I do not try as many wines these days and largely limit myself to wine styles and producers I enjoy. I confess to being pleased I no longer have to regularly put New Zealand Sauvignon Blanc in blind tastings to try and teach people to recognise it. That being said, my knowledge of wine is still broad and I get a lot of pleasure out of blind tasting. A few years ago I was working for an unmentionably filthy wine merchant (I lasted almost two months before the inevitable ‘going totally insane and trying to kill myself’-experience which has characterised all my 9-to-5 jobs since developing paranoid schizophrenia; this was the longest I managed to hold down a regular job since 1999) who paid for their employees to take the Wine and Spirit Education Trust Advanced Certificate exam. I skimmed the course text book, finished the exam in quarter of the time allowed and passed it with a distinction.
So that, dear reader, is the story of my early years with wine.
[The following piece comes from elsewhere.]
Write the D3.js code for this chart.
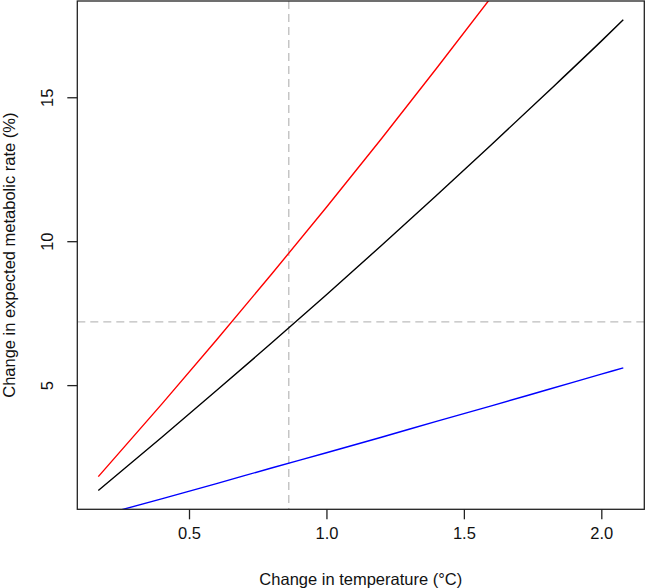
<!DOCTYPE html>
<html>
<head>
<meta charset="utf-8">
<script src="https://cdn.jsdelivr.net/npm/d3@7"></script>
<style>
  body { margin: 0; background: #fff; }
  svg { display: block; font-family: "Liberation Sans", Arial, sans-serif; }
</style>
</head>
<body>
<svg id="canvas"></svg>
<script>
// temperature change (°C) and % change in expected metabolic rate
let temps = [0.17, 0.4, 0.6, 0.8, 1.0, 1.2, 1.4, 1.6, 1.8, 2.0, 2.08]
let rateMid = [1.34, 3.18, 4.81, 6.46, 8.14, 9.85, 11.59, 13.35, 15.14, 16.95, 17.69]
let rateHigh = [1.82, 4.33, 6.57, 8.85, 11.18, 13.56, 16.00, 18.48, 21.02, 23.61, 24.67]
let rateLow = [0.45, 1.05, 1.58, 2.12, 2.65, 3.19, 3.74, 4.28, 4.83, 5.38, 5.60]

let xTicks = [0.5, 1.0, 1.5, 2.0]
let yTicks = [5, 10, 15]
let refTemp = 0.863
let refRate = 7.2

const width = 646
const height = 588
const box = { left: 77.3, right: 644.3, top: 1, bottom: 509.3 }
const fontSize = 16.5

// R style 4% padding on the plotted (black) series
let xr = [d3.min(temps), d3.max(temps)]
let yr = [d3.min(rateMid), d3.max(rateMid)]
let xPad = (xr[1] - xr[0]) * 0.04
let yPad = (yr[1] - yr[0]) * 0.04

let xScale = d3.scaleLinear().domain([xr[0] - xPad, xr[1] + xPad]).range([box.left, box.right])
let yScale = d3.scaleLinear().domain([yr[0] - yPad, yr[1] + yPad]).range([box.bottom, box.top])

let canvas = d3.select('#canvas').attr('width', width).attr('height', height)

canvas.append('clipPath').attr('id', 'clip')
    .append('rect')
    .attr('x', box.left).attr('y', box.top)
    .attr('width', box.right - box.left).attr('height', box.bottom - box.top)

let plot = canvas.append('g').attr('clip-path', 'url(#clip)')

// reference lines
plot.append('line')
    .attr('x1', xScale(refTemp)).attr('x2', xScale(refTemp))
    .attr('y1', box.top).attr('y2', box.bottom)
    .attr('stroke', '#bdbdbd').attr('stroke-width', 1.3)
    .attr('stroke-dasharray', '8,5')
plot.append('line')
    .attr('x1', box.left).attr('x2', box.right)
    .attr('y1', yScale(refRate)).attr('y2', yScale(refRate))
    .attr('stroke', '#bdbdbd').attr('stroke-width', 1.3)
    .attr('stroke-dasharray', '8,5')

let line = d3.line()
    .x((d, i) => xScale(temps[i]))
    .y(d => yScale(d))
    .curve(d3.curveMonotoneX)

let series = [
    { values: rateMid, color: 'black' },
    { values: rateHigh, color: 'red' },
    { values: rateLow, color: 'blue' }
]

plot.selectAll('path.series')
    .data(series)
    .enter()
    .append('path')
    .attr('class', 'series')
    .attr('d', s => line(s.values))
    .attr('fill', 'none')
    .attr('stroke', s => s.color)
    .attr('stroke-width', 1.4)

// box
canvas.append('rect')
    .attr('x', box.left).attr('y', box.top)
    .attr('width', box.right - box.left).attr('height', box.bottom - box.top)
    .attr('fill', 'none').attr('stroke', '#222').attr('stroke-width', 1.3)

// axes
let xAxis = d3.axisBottom(xScale).tickValues(xTicks).tickFormat(d3.format('.1f')).tickSize(10).tickPadding(8)
let yAxis = d3.axisLeft(yScale).tickValues(yTicks).tickFormat(d3.format('d')).tickSize(10)

let gx = canvas.append('g').attr('transform', `translate(0,${box.bottom})`).call(xAxis)
gx.select('.domain').remove()
gx.selectAll('line').attr('stroke', '#222').attr('stroke-width', 1.3)
gx.selectAll('text').attr('font-size', fontSize).attr('fill', '#111').attr('font-family', null)

let gy = canvas.append('g').attr('transform', `translate(${box.left},0)`).call(yAxis)
gy.select('.domain').remove()
gy.selectAll('line').attr('stroke', '#222').attr('stroke-width', 1.3)
gy.selectAll('text')
    .attr('font-size', fontSize).attr('fill', '#111').attr('font-family', null)
    .attr('x', null).attr('dy', null)
    .attr('text-anchor', 'middle')
    .attr('transform', 'translate(-24,0) rotate(-90)')

// titles
canvas.append('text')
    .attr('x', (box.left + box.right) / 2).attr('y', 585)
    .attr('text-anchor', 'middle').attr('font-size', fontSize).attr('fill', '#111')
    .text('Change in temperature (°C)')

canvas.append('text')
    .attr('transform', `translate(15,${(box.top + box.bottom) / 2}) rotate(-90)`)
    .attr('text-anchor', 'middle').attr('font-size', fontSize).attr('fill', '#111')
    .text('Change in expected metabolic rate (%)')
</script>
</body>
</html>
As I said, I cannot pin down the initial spark that made me want to learn about wine, but I am slightly amused that I have been compelled by properly fine wine from the age of eight onwards.
*) I’ve had CFE 79 on many occasions since becoming more deeply educated about wine and wine tasting, and I was clearly right with my first assessment, it always has tasted of a lot of things.
**) I’m told I was a very demanding blind tasting instructor. When someone (who shall remain nameless) said that a rather large Australian Shiraz was Beaujolais I laughed so much I fell off my chair. I don’t suppose that was terribly supportive or encouraging.